The country is certainly not rich, but what stun me is how nice people are. There are basically very few beggars, and when I mean few, I mean very few! People are smiling, helping for directions, and negociating a taxi fare is not that difficult. I'm amazed by the serenity and level of happiness around, even in this quite austere environment. I can declare it easily, Nepalese people are wonderfully nice and smiling. So if you come here, it may not be much for the buidlings, but more certainly for the nature...but do not forget, you will encounter amazing people!
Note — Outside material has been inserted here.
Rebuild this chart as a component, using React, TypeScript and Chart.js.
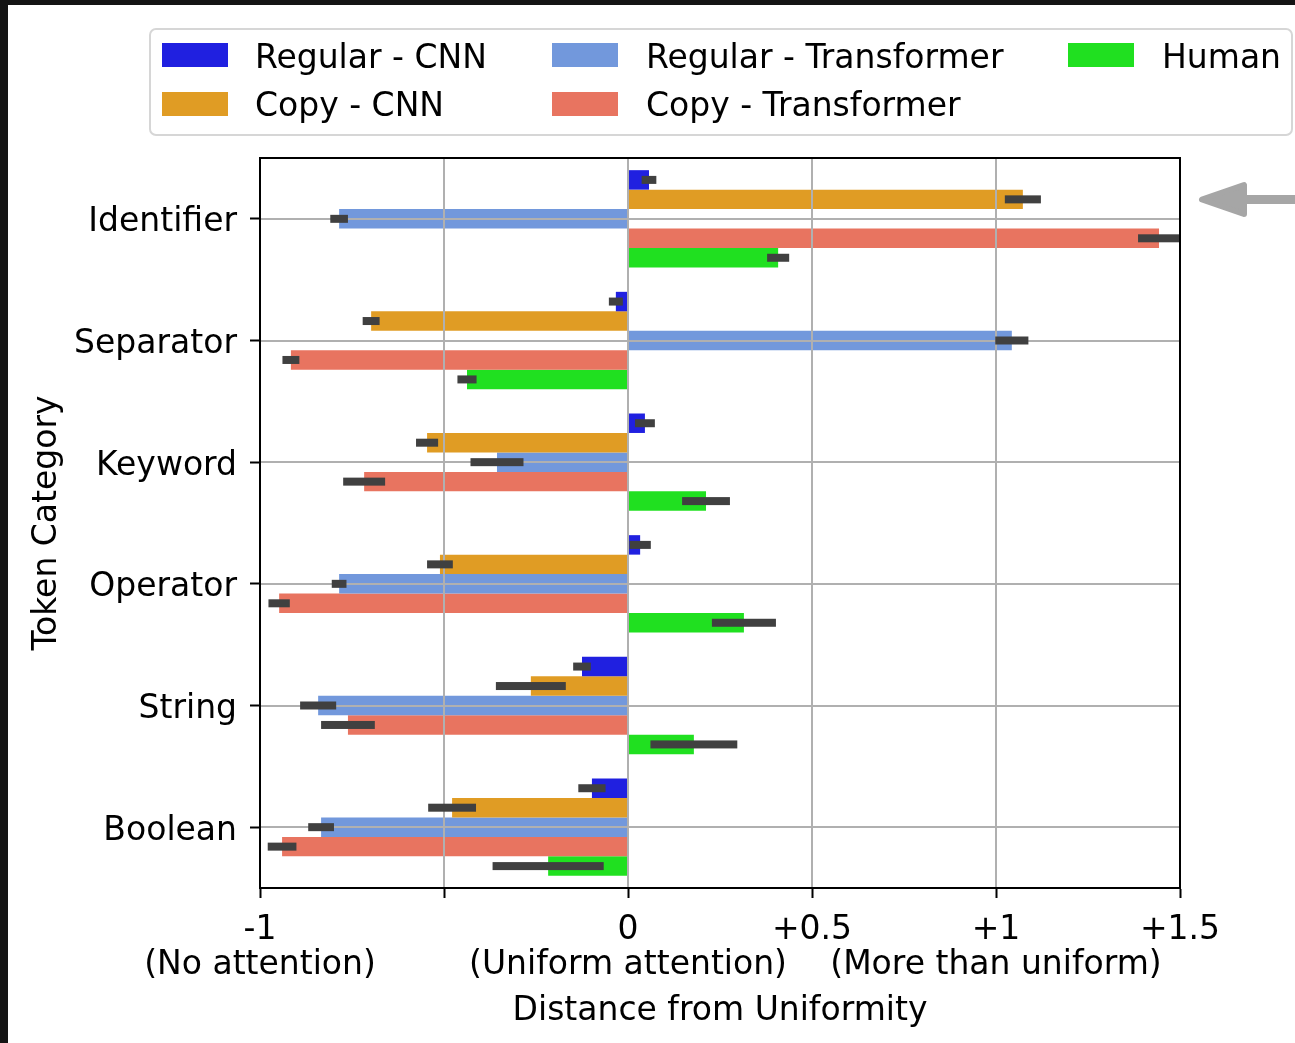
import React, { useEffect, useRef } from "react";
import { Chart, registerables } from "chart.js";

Chart.register(...registerables);

const FONT = "'DejaVu Sans', sans-serif";

const categories = ["Identifier", "Separator", "Keyword", "Operator", "String", "Boolean"];
const seriesNames = ["Regular - CNN", "Copy - CNN", "Regular - Transformer", "Copy - Transformer", "Human"];
const seriesColors = ["#2020e0", "#e09c24", "#7298dc", "#e87460", "#20e020"];

const regularCNN = [0.057, -0.033, 0.046, 0.033, -0.125, -0.098];
const regularCNNErr = [0.02, 0.019, 0.027, 0.029, 0.024, 0.037];
const copyCNN = [1.073, -0.698, -0.546, -0.511, -0.264, -0.478];
const copyCNNErr = [0.049, 0.023, 0.03, 0.035, 0.095, 0.065];
const regularTransformer = [-0.785, 1.043, -0.356, -0.785, -0.842, -0.834];
const regularTransformerErr = [0.024, 0.045, 0.072, 0.02, 0.049, 0.035];
const copyTransformer = [1.443, -0.916, -0.717, -0.948, -0.761, -0.94];
const copyTransformerErr = [0.057, 0.023, 0.057, 0.029, 0.073, 0.039];
const human = [0.408, -0.4375, 0.212, 0.315, 0.179, -0.217];
const humanErr = [0.03, 0.026, 0.065, 0.087, 0.118, 0.151];

const seriesValues = [regularCNN, copyCNN, regularTransformer, copyTransformer, human];
const seriesErrors = [regularCNNErr, copyCNNErr, regularTransformerErr, copyTransformerErr, humanErr];

const xTickValues = [-1, -0.5, 0, 0.5, 1, 1.5];
const xTickLabels = [
  ["-1", "(No attention)"],
  [""],
  ["0", "(Uniform attention)"],
  ["+0.5"],
  ["+1", "(More than uniform)"],
  ["+1.5"],
];

const xTitle = "Distance from Uniformity";
const yTitle = "Token Category";

const overlayPlugin = {
  id: "overlay",
  beforeDraw(chart: any) {
    const { ctx, width, height } = chart;
    ctx.save();
    ctx.fillStyle = "#ffffff";
    ctx.fillRect(0, 0, width, height);
    ctx.restore();
  },
  afterDatasetsDraw(chart: any) {
    const { ctx, chartArea, scales } = chart;
    const xs = scales.x;
    const ys = scales.y;
    ctx.save();
    // grid lines on top of bars
    ctx.strokeStyle = "#b0b0b0";
    ctx.lineWidth = 2;
    xs.ticks.forEach((t: any) => {
      const px = Math.round(xs.getPixelForValue(t.value));
      ctx.beginPath();
      ctx.moveTo(px, chartArea.top);
      ctx.lineTo(px, chartArea.bottom);
      ctx.stroke();
    });
    ys.ticks.forEach((_t: any, i: number) => {
      const py = Math.round(ys.getPixelForTick(i));
      ctx.beginPath();
      ctx.moveTo(chartArea.left, py);
      ctx.lineTo(chartArea.right, py);
      ctx.stroke();
    });
    // error bars
    ctx.beginPath();
    ctx.rect(chartArea.left, chartArea.top, chartArea.right - chartArea.left, chartArea.bottom - chartArea.top);
    ctx.clip();
    ctx.fillStyle = "#404040";
    chart.data.datasets.forEach((ds: any, di: number) => {
      const meta = chart.getDatasetMeta(di);
      meta.data.forEach((el: any, j: number) => {
        const v = ds.data[j];
        const e = ds.errors[j];
        const x1 = xs.getPixelForValue(v - e);
        const x2 = xs.getPixelForValue(v + e);
        ctx.fillRect(x1, el.y - 4, x2 - x1, 8);
      });
    });
    ctx.restore();
  },
  afterDraw(chart: any) {
    const { ctx, chartArea } = chart;
    ctx.save();
    // axes box
    ctx.strokeStyle = "#000000";
    ctx.lineWidth = 2;
    ctx.strokeRect(chartArea.left, chartArea.top, chartArea.right - chartArea.left, chartArea.bottom - chartArea.top);

    // legend
    ctx.fillStyle = "#ffffff";
    ctx.strokeStyle = "#d6d6d6";
    ctx.lineWidth = 2;
    ctx.beginPath();
    (ctx as any).roundRect(150, 29, 1142, 106, 6);
    ctx.fill();
    ctx.stroke();
    const colX = [162, 552, 1068];
    const textX = [255, 646, 1162];
    const rowY = [43, 92];
    const baseY = [68, 116];
    ctx.font = `33px ${FONT}`;
    ctx.textBaseline = "alphabetic";
    ctx.textAlign = "left";
    chart.data.datasets.forEach((ds: any, i: number) => {
      const col = Math.floor(i / 2);
      const row = i % 2;
      ctx.fillStyle = ds.backgroundColor;
      ctx.fillRect(colX[col], rowY[row], 66, 24);
      ctx.fillStyle = "#000000";
      ctx.fillText(ds.label, textX[col], baseY[row]);
    });

    // arrow
    ctx.fillStyle = "#a6a6a6";
    ctx.strokeStyle = "#a6a6a6";
    ctx.fillRect(1235, 195, 70, 9);
    ctx.lineJoin = "round";
    ctx.lineWidth = 6;
    ctx.beginPath();
    ctx.moveTo(1202, 199.5);
    ctx.lineTo(1244, 185);
    ctx.lineTo(1244, 214);
    ctx.closePath();
    ctx.fill();
    ctx.stroke();

    // dark frame strips
    ctx.fillStyle = "#141414";
    ctx.fillRect(0, 0, 8, chart.height);
    ctx.fillRect(0, 0, chart.width, 5);
    ctx.restore();
  },
};

export default function App() {
  const ref = useRef<HTMLCanvasElement | null>(null);
  useEffect(() => {
    if (!ref.current) return;
    const chart = new Chart(ref.current, {
      type: "bar",
      data: {
        labels: categories,
        datasets: seriesNames.map((name, i) => ({
          label: name,
          data: seriesValues[i],
          errors: seriesErrors[i],
          backgroundColor: seriesColors[i],
          borderWidth: 0,
          categoryPercentage: 0.8,
          barPercentage: 1.0,
        })) as any,
      },
      options: {
        indexAxis: "y",
        responsive: false,
        animation: false,
        layout: { padding: { left: 0, top: 158, right: 115, bottom: 0 } },
        plugins: { legend: { display: false }, tooltip: { enabled: false } },
        scales: {
          x: {
            type: "linear",
            position: "bottom",
            min: -1,
            max: 1.5,
            afterFit: (s: any) => {
              s.height = 155;
            },
            afterBuildTicks: (s: any) => {
              s.ticks = xTickValues.map((v) => ({ value: v }));
            },
            ticks: {
              autoSkip: false,
              maxRotation: 0,
              minRotation: 0,
              padding: 15,
              color: "#000000",
              font: { family: FONT, size: 33, lineHeight: 1.06 },
              callback: (v: any) => {
                const idx = xTickValues.indexOf(Number(v));
                return idx >= 0 ? xTickLabels[idx] : "";
              },
            },
            grid: {
              drawOnChartArea: false,
              drawTicks: true,
              tickLength: 10,
              tickColor: "#000000",
              tickWidth: 2,
            },
            border: { display: true, color: "#000000", width: 2 },
            title: {
              display: true,
              text: xTitle,
              color: "#000000",
              font: { family: FONT, size: 33 },
              padding: { top: 0, bottom: 12 },
            },
          },
          y: {
            type: "category",
            afterFit: (s: any) => {
              s.width = 260;
            },
            ticks: {
              autoSkip: false,
              padding: 13,
              labelOffset: 4,
              color: "#000000",
              font: { family: FONT, size: 33 },
            },
            grid: {
              offset: false,
              drawOnChartArea: false,
              drawTicks: true,
              tickLength: 10,
              tickColor: "#000000",
              tickWidth: 2,
            },
            border: { display: true, color: "#000000", width: 2 },
            title: {
              display: true,
              text: yTitle,
              color: "#000000",
              font: { family: FONT, size: 33 },
              padding: { top: 28, bottom: 0 },
            },
          },
        },
      } as any,
      plugins: [overlayPlugin],
    });
    return () => chart.destroy();
  }, []);
  return (
    <div style={{ position: "absolute", left: 0, top: 0, width: 1295, height: 1043 }}>
      <canvas ref={ref} width={1295} height={1043} style={{ display: "block" }} />
    </div>
  );
}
On our last day, we spent our morning in Bhaktapur, but this alone will need a single blog entry. After that, we made our way to the airport, or to be more precise, next to the airport. We did play golf at the Royal Nepal Golf Course. The course date back to 1917.
Only 9 holes, not amazing conditions, but very nice design...and one more time, very nice people. This is one more country in which I play golf, bringing the count to (if I'm correct) 34 countries in which I hit the fairways.
We did not sleep in Thamel to avoid the tourists and were very happy to be able to spend a nice night out of the noise and pollution in the outskirts of the city. This is a first blog for Nepal, next one, we are hitting the road north-east, right next to Tibet.
Nepal, one more country for us, but a place where I already know we will be back one day.